Exactly the lines from the one containing "Rebuild this chart" through the one containing "import seaborn as sns" are to be returned, please, without any pictures.

++++ Task inputs ++++

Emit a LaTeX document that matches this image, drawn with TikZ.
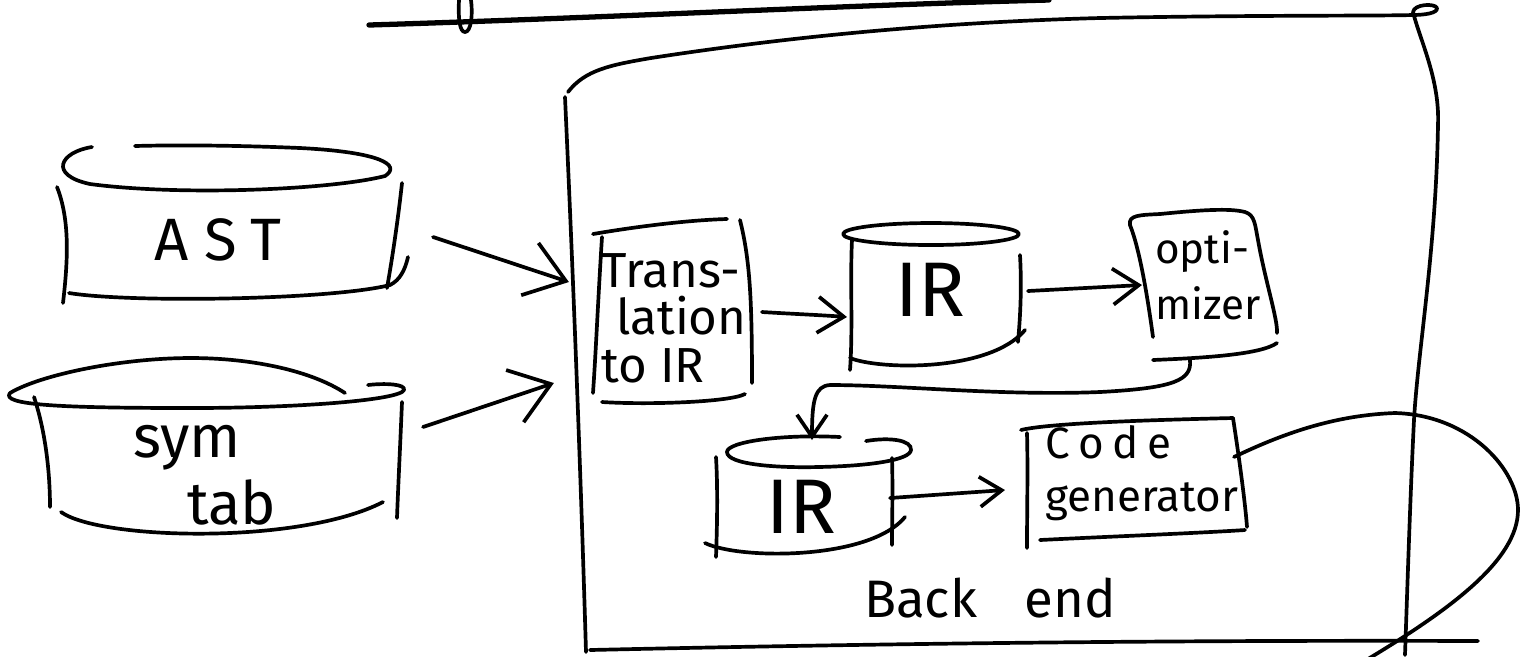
\documentclass[tikz,border=0pt]{standalone}
\usepackage{fontspec}
\setmainfont{Fira Sans}
\usetikzlibrary{arrows.meta,calc}
\begin{document}
\begin{tikzpicture}[x=0.01cm,y=-0.01cm,
  line width=1.05pt, line cap=round, line join=round,
  pen/.style={draw=black},
  lbl/.style={inner sep=0pt, align=left, text=black},
  bigarr/.style={-{Straight Barb[length=0.38cm,width=0.55cm]}},
  midarr/.style={-{Straight Barb[length=0.26cm,width=0.36cm]}},
  smallarr/.style={-{Straight Barb[length=0.22cm,width=0.3cm]}}]
\useasboundingbox (0,0) rectangle (1529,656);

% ---------- text nodes ----------
\node[lbl, font=\fontsize{17}{17}\selectfont\addfontfeature{LetterSpace=25}] (ast) at (218,240) {AST};
\node[lbl, font=\fontsize{17}{19}\selectfont] (sym) at (205,475) {sym\\\hspace*{0.9em}tab};
\node[lbl, font=\fontsize{14}{13.5}\selectfont] (trans) at (674,318) {Trans-\\\hspace*{0.3em}lation\\to IR};
\node[lbl, font=\fontsize{22}{22}\selectfont] (ir1) at (930,290) {IR};
\node[lbl, font=\fontsize{12}{16}\selectfont] (opt) at (1208,275) {opti-\\mizer};
\node[lbl, font=\fontsize{22}{22}\selectfont] (ir2) at (801,507) {IR};
\node[lbl, font=\fontsize{12.5}{15}\selectfont] (gen) at (1142,473) {{\addfontfeature{LetterSpace=20}Code}\\generator};
\node[lbl, font=\fontsize{15}{15}\selectfont] (belbl) at (990,598) {Back\hspace{0.9em}end};
\node[inner sep=0pt, minimum width=8.5cm, minimum height=5.9cm] (be) at (1000,352) {};
\coordinate (loopend) at (1363,662);

% ---------- fragment of the line above ----------
\draw[pen, line width=1.5pt] (369,25) .. controls (600,18) and (850,5) .. (1049,0);
\draw[pen] (459,0) .. controls (458,20) and (460,32) .. (465,32) .. controls (471,32) and (473,15) .. (471,0);

% ---------- Back end box ----------
\draw[pen] (568,92) .. controls (585,70) and (610,65) .. (651,58)
  .. controls (800,35) and (950,22) .. (1100,18)
  .. controls (1250,15) and (1380,16) .. (1412,15)
  .. controls (1425,15) and (1438,13) .. (1437,8)
  .. controls (1435,3) and (1414,4) .. (1413,12)
  .. controls (1420,40) and (1440,80) .. (1438,125)
  .. controls (1436,250) and (1418,350) .. (1414,420)
  .. controls (1410,500) and (1407,600) .. (1405,655);
\draw[pen] (565,97) .. controls (572,250) and (580,450) .. (586,652);
\draw[pen] (590,650) .. controls (900,643) and (1200,640) .. (1478,641);

% ---------- AST cylinder ----------
\draw[pen] (92,147) .. controls (60,152) and (48,175) .. (90,184)
  .. controls (180,196) and (330,190) .. (385,176)
  .. controls (402,165) and (380,152) .. (300,148)
  .. controls (230,145) and (170,145) .. (135,146);
\draw[pen] (57,187) .. controls (70,220) and (68,260) .. (63,303);
\draw[pen] (402,183) .. controls (398,220) and (392,260) .. (387,288);
\draw[pen] (69,293) .. controls (130,303) and (330,300) .. (390,285)
  .. controls (400,280) and (405,270) .. (408,257);

% ---------- symtab cylinder ----------
\draw[pen] (345,393) .. controls (310,370) and (250,358) .. (191,358)
  .. controls (120,358) and (40,375) .. (10,393)
  .. controls (0,405) and (60,408) .. (191,408)
  .. controls (300,408) and (400,400) .. (404,390)
  .. controls (406,384) and (385,383) .. (368,385);
\draw[pen] (34,397) .. controls (45,430) and (50,470) .. (50,507);
\draw[pen] (402,402) .. controls (400,450) and (398,490) .. (397,518);
\draw[pen] (61,512) .. controls (100,540) and (300,545) .. (383,502);

% ---------- Translation box ----------
\draw[pen] (593,234) .. controls (640,226) and (690,220) .. (727,219);
\draw[pen] (602,237) .. controls (598,300) and (596,350) .. (593,393);
\draw[pen] (740,220) .. controls (750,260) and (752,300) .. (752,383);
\draw[pen] (602,402) .. controls (650,405) and (730,402) .. (745,394);

% ---------- IR cylinder 1 ----------
\draw[pen] (931,234) ellipse [x radius=88, y radius=11];
\draw[pen] (852,240) .. controls (850,280) and (853,330) .. (850,370);
\draw[pen] (1020,255) .. controls (1022,290) and (1020,320) .. (1018,342);
\draw[pen] (850,358) .. controls (880,370) and (990,372) .. (1025,330);

% ---------- optimizer box ----------
\draw[pen] (1153,337) .. controls (1148,300) and (1140,250) .. (1130,225)
  .. controls (1128,215) and (1140,215) .. (1160,214)
  .. controls (1200,210) and (1230,208) .. (1245,212)
  .. controls (1255,215) and (1255,225) .. (1258,240)
  .. controls (1265,280) and (1278,320) .. (1277,333);
\draw[pen] (1153,360) .. controls (1200,358) and (1260,355) .. (1277,343);

% ---------- IR cylinder 2 ----------
\draw[pen] (840,437) .. controls (780,434) and (727,442) .. (727,452)
  .. controls (727,465) and (780,468) .. (818,467)
  .. controls (870,466) and (910,460) .. (911,450)
  .. controls (912,440) and (890,437) .. (866,441);
\draw[pen] (716,457) .. controls (718,490) and (717,530) .. (716,557);
\draw[pen] (892,458) .. controls (893,490) and (892,520) .. (892,545);
\draw[pen] (705,543) .. controls (740,560) and (870,560) .. (905,517);

% ---------- Code generator box ----------
\draw[pen] (1021,430) .. controls (1050,423) and (1150,420) .. (1233,418);
\draw[pen] (1027,433) .. controls (1028,470) and (1027,510) .. (1027,548);
\draw[pen] (1233,418) .. controls (1238,450) and (1245,500) .. (1247,527);
\draw[pen] (1040,540) .. controls (1100,537) and (1200,533) .. (1245,530);

% ---------- connectors ----------
\draw[pen, bigarr] ($(ast)+(215,-3)$) -- ($(be.west)+(-4,-70)$);
\draw[pen, bigarr] ($(sym)+(218,-48)$) -- ($(be.west)+(-19,31)$);
\draw[pen, midarr] ($(trans)+(88,-6)$) .. controls ($(trans)+(121,-4)$) and ($(ir1)+(-110,25)$) .. ($(ir1)+(-83,27)$);
\draw[pen, midarr] ($(ir1)+(98,1)$) -- ($(opt)+(-66,10)$);
\draw[pen, smallarr] ($(opt)+(-18,85)$) .. controls ($(opt)+(-16,105)$) and ($(opt)+(-33,113)$) .. ($(opt)+(-108,117)$)
  .. controls ($(opt)+(-208,121)$) and ($(opt)+(-308,110)$) .. ($(opt)+(-378,110)$)
  .. controls ($(opt)+(-393,111)$) and ($(ir2)+(11,-107)$) .. ($(ir2)+(11,-67)$);
\draw[pen, smallarr] ($(ir2)+(89,-9)$) -- ($(gen)+(-137,17)$);
\draw[pen] ($(gen)+(92,-16)$) .. controls (1290,430) and (1340,415) .. (1395,413)
  .. controls (1470,415) and (1518,470) .. (1518,510)
  .. controls (1518,560) and (1450,610) .. (loopend);
\end{tikzpicture}
\end{document}
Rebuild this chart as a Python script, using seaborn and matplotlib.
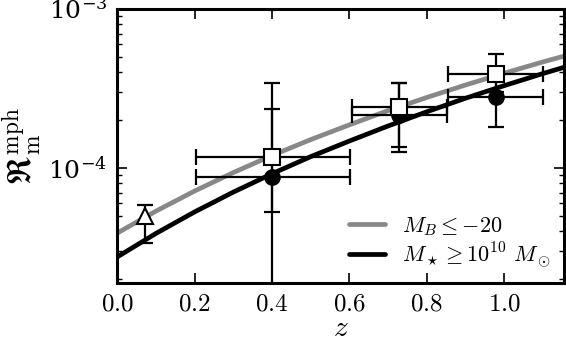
import numpy as np
import pandas as pd
import matplotlib
matplotlib.use('Agg')
import matplotlib.pyplot as plt
import matplotlib.ticker as mticker
import seaborn as sns

# fitted merger-rate curves
z_curve = [0.0, 0.1, 0.2, 0.3, 0.4, 0.5, 0.6, 0.7, 0.8, 0.9, 1.0, 1.1, 1.2]
rate_mb = [3.90e-5, 5.36e-5, 7.17e-5, 9.37e-5, 1.20e-4, 1.51e-4, 1.87e-4,
           2.30e-4, 2.78e-4, 3.33e-4, 3.95e-4, 4.65e-4, 5.43e-4]
rate_mstar = [2.76e-5, 3.88e-5, 5.30e-5, 7.06e-5, 9.21e-5, 1.18e-4, 1.48e-4,
              1.84e-4, 2.26e-4, 2.75e-4, 3.30e-4, 3.93e-4, 4.64e-4]

# open squares (M_B <= -20)
z_sq = [0.40, 0.727, 0.979]
r_sq = [1.17e-4, 2.42e-4, 3.88e-4]
r_sq_lo = [1.0e-5, 1.36e-4, 3.0e-4]
r_sq_hi = [3.41e-4, 3.43e-4, 5.2e-4]
z_sq_lo = [0.204, 0.607, 0.855]
z_sq_hi = [0.602, 0.853, 1.10]

# filled circles (M_star >= 1e10)
z_ci = [0.40, 0.727, 0.979]
r_ci = [8.74e-5, 2.15e-4, 2.80e-4]
r_ci_lo = [5.3e-5, 1.27e-4, 1.81e-4]
r_ci_hi = [2.34e-4, 3.43e-4, 3.6e-4]
z_ci_lo = [0.204, 0.607, 0.855]
z_ci_hi = [0.602, 0.853, 1.10]

# local point (open triangle)
z_tri = [0.071]
r_tri = [5.0e-5]
r_tri_lo = [3.36e-5]
r_tri_hi = [5.85e-5]

sns.set_style('ticks', {'axes.edgecolor': 'black', 'text.color': 'black',
                        'axes.labelcolor': 'black', 'xtick.color': 'black',
                        'ytick.color': 'black'})
plt.rcParams['font.family'] = ['DejaVu Serif']
plt.rcParams['mathtext.fontset'] = 'cm'

fig = plt.figure(figsize=(5.66, 3.47), dpi=100)
ax = fig.add_axes([0.207, 0.184, 0.790, 0.790])

curves = pd.DataFrame({
    'z': z_curve * 2,
    'rate': rate_mb + rate_mstar,
    'sample': [r'$M_B \leq {-}20$'] * len(z_curve) + [r'$M_\star \geq 10^{10}\ M_\odot$'] * len(z_curve),
})
sns.lineplot(data=curves, x='z', y='rate', hue='sample',
             palette=['#888888', 'black'], linewidth=3.4, ax=ax, zorder=2)


def errs(center, lo, hi):
    c = np.array(center)
    return [c - np.array(lo), np.array(hi) - c]


ekw = dict(ecolor='black', elinewidth=1.6, capsize=6, capthick=1.6, linestyle='none')
ax.errorbar(z_sq, r_sq, yerr=errs(r_sq, r_sq_lo, r_sq_hi),
            xerr=errs(z_sq, z_sq_lo, z_sq_hi), zorder=3, **ekw)
ax.errorbar(z_ci, r_ci, yerr=errs(r_ci, r_ci_lo, r_ci_hi),
            xerr=errs(z_ci, z_ci_lo, z_ci_hi), zorder=3, **ekw)
ax.errorbar(z_tri, r_tri, yerr=errs(r_tri, r_tri_lo, r_tri_hi), zorder=3, **ekw)

ax.plot(z_ci, r_ci, 'o', color='black', markersize=11, zorder=4)
ax.plot(z_sq, r_sq, 's', mfc='white', mec='black', mew=1.5, markersize=11, zorder=5)
ax.plot(z_tri, r_tri, '^', mfc='white', mec='black', mew=1.5, markersize=11, zorder=5)

ax.set_yscale('log')
ax.set_xlim(0, 1.155)
ax.set_ylim(1.89e-5, 1e-3)
ax.xaxis.set_major_locator(mticker.MultipleLocator(0.2))
ax.xaxis.set_major_formatter(mticker.FuncFormatter(lambda v, p: f'${v:.1f}$'))
ax.yaxis.set_major_locator(mticker.LogLocator(base=10, numticks=10))
ax.yaxis.set_minor_locator(mticker.LogLocator(base=10, subs=np.arange(2, 10), numticks=10))
ax.yaxis.set_minor_formatter(mticker.NullFormatter())

ax.tick_params(which='both', direction='in', top=True, right=True, labelsize=18, pad=7,
               color='black', labelcolor='black')
ax.tick_params(which='major', length=7, width=1.2)
ax.tick_params(which='minor', length=3.6, width=1.0)
for s in ax.spines.values():
    s.set_linewidth(2.2)
    s.set_color('black')
    s.set_visible(True)

ax.set_xlabel(r'$z$', fontsize=21, labelpad=-1, color='black')
ax.set_ylabel(r'$\mathfrak{R}_{\rm m}^{\rm mph}$', fontsize=24, labelpad=4, color='black')

leg = ax.legend(loc='lower right', frameon=False, fontsize=16, handlelength=1.6,
                handletextpad=0.8, labelspacing=0.1, borderaxespad=0.2, labelcolor='black')

fig.savefig('out.png', dpi=100)
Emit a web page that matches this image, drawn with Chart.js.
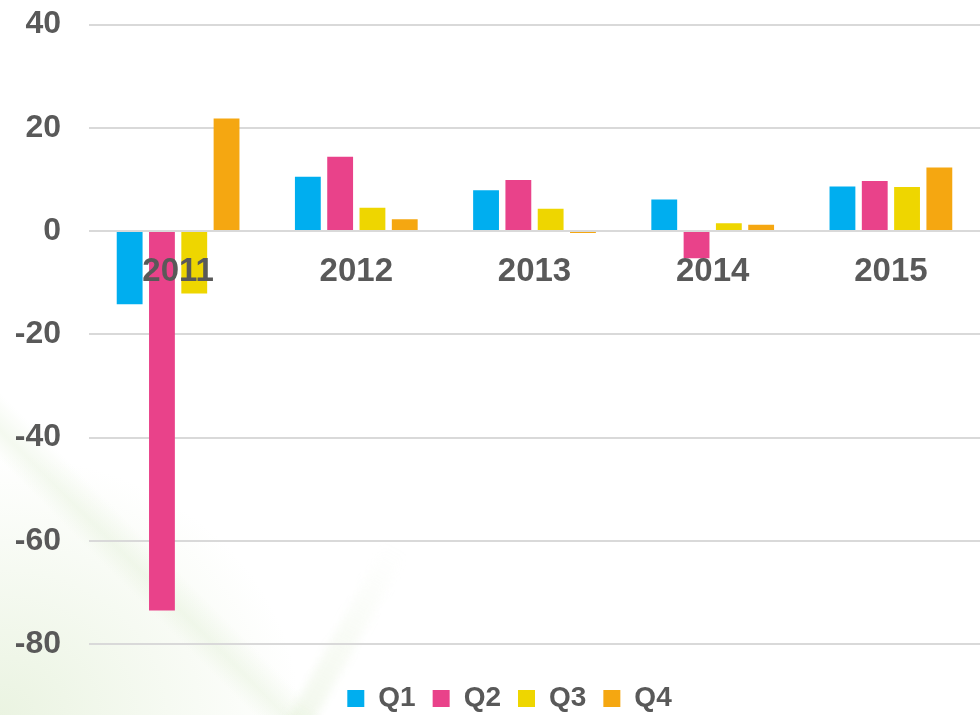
<!DOCTYPE html>
<html>
<head>
<meta charset="utf-8">
<script src="https://cdn.jsdelivr.net/npm/chart.js@4/dist/chart.umd.min.js"></script>
<style>
  html, body { margin: 0; padding: 0; }
  body {
    width: 980px; height: 715px; overflow: hidden; position: relative;
    background:
      linear-gradient(45deg, rgba(255,255,255,0) 15%, rgba(205,228,185,0.22) 16.8%, rgba(255,255,255,0) 19%),
      radial-gradient(ellipse 300px 260px at 0% 100%, rgba(214,232,196,0.5), rgba(255,255,255,0) 100%),
      #ffffff;
  }
  #streak {
    position: absolute; left: 272px; top: 520px; width: 24px; height: 230px;
    transform: rotate(29deg); transform-origin: 50% 100%;
    background: linear-gradient(to bottom, rgba(220,236,205,0) 0%, rgba(214,232,196,0.35) 100%);
    filter: blur(4px);
  }
  #wrap { position: absolute; left: 0; top: 0; width: 980px; height: 715px; }
</style>
</head>
<body>
<div id="streak"></div>
<div id="wrap"><canvas id="chart"></canvas></div>
<script>
const years = ['2011', '2012', '2013', '2014', '2015'];
const seriesNames = ['Q1', 'Q2', 'Q3', 'Q4'];
const q1 = [-14.2, 10.5, 7.9, 6.1, 8.6];
const q2 = [-73.5, 14.4, 9.9, -5.3, 9.7];
const q3 = [-12.1, 4.5, 4.3, 1.5, 8.5];
const q4 = [21.8, 2.3, -0.4, 1.2, 12.3];
const colors = ['#00AEEF', '#E9428A', '#EED600', '#F5A711'];

const textGray = '#595959';
const fontFamily = 'Liberation Sans, Arial, sans-serif';
const values = [q1, q2, q3, q4];

// move the legend box (it clips to its own area) so it sits centred under the plot, near the bottom
const legendShift = {
  id: 'legendShift',
  afterLayout(chart) {
    const lg = chart.legend;
    if (!lg) return;
    const h = lg.bottom - lg.top;
    lg.left += 19.5;
    lg.right += 19.5;
    lg.top = 667.5;
    lg.bottom = lg.top + h;
  }
};

new Chart(document.getElementById('chart'), {
  type: 'bar',
  data: {
    labels: years,
    datasets: seriesNames.map((name, i) => ({
      label: name,
      data: values[i],
      backgroundColor: colors[i],
      borderWidth: 0,
      categoryPercentage: 0.725,
      barPercentage: 0.8
    }))
  },
  options: {
    responsive: true,
    maintainAspectRatio: false,
    animation: false,
    layout: { autoPadding: false, padding: { top: 24.5, right: 0, bottom: 16, left: 0 } },
    plugins: {
      tooltip: { enabled: false },
      legend: {
        position: 'bottom',
        labels: {
          color: textGray,
          font: { family: fontFamily, size: 28, weight: 'bold' },
          boxWidth: 17,
          boxHeight: 17,
          padding: 17
        }
      }
    },
    scales: {
      x: {
        position: { y: 0 },
        grid: { display: false, drawTicks: false },
        border: { display: false },
        ticks: {
          z: 1,
          color: textGray,
          padding: 21,
          font: { family: fontFamily, size: 33, weight: 'bold' }
        },
        afterFit(scale) { scale.height = 0; }
      },
      y: {
        min: -80,
        max: 40,
        ticks: {
          stepSize: 20,
          color: textGray,
          padding: 28,
          font: { family: fontFamily, size: 32, weight: 'bold' }
        },
        grid: { color: '#d9d9d9', lineWidth: 2, drawTicks: false },
        border: { display: false },
        afterFit(scale) {
          scale.width = 89;
          scale.paddingTop = 0;
          scale.paddingBottom = 0;
        }
      }
    }
  },
  plugins: [legendShift]
});
</script>
</body>
</html>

++++

● Task response:
Rebuild this chart as a Python script, using seaborn and matplotlib.
import numpy as np
import pandas as pd
import matplotlib
matplotlib.use('Agg')
import matplotlib.pyplot as plt
import matplotlib.ticker as mticker
import seaborn as sns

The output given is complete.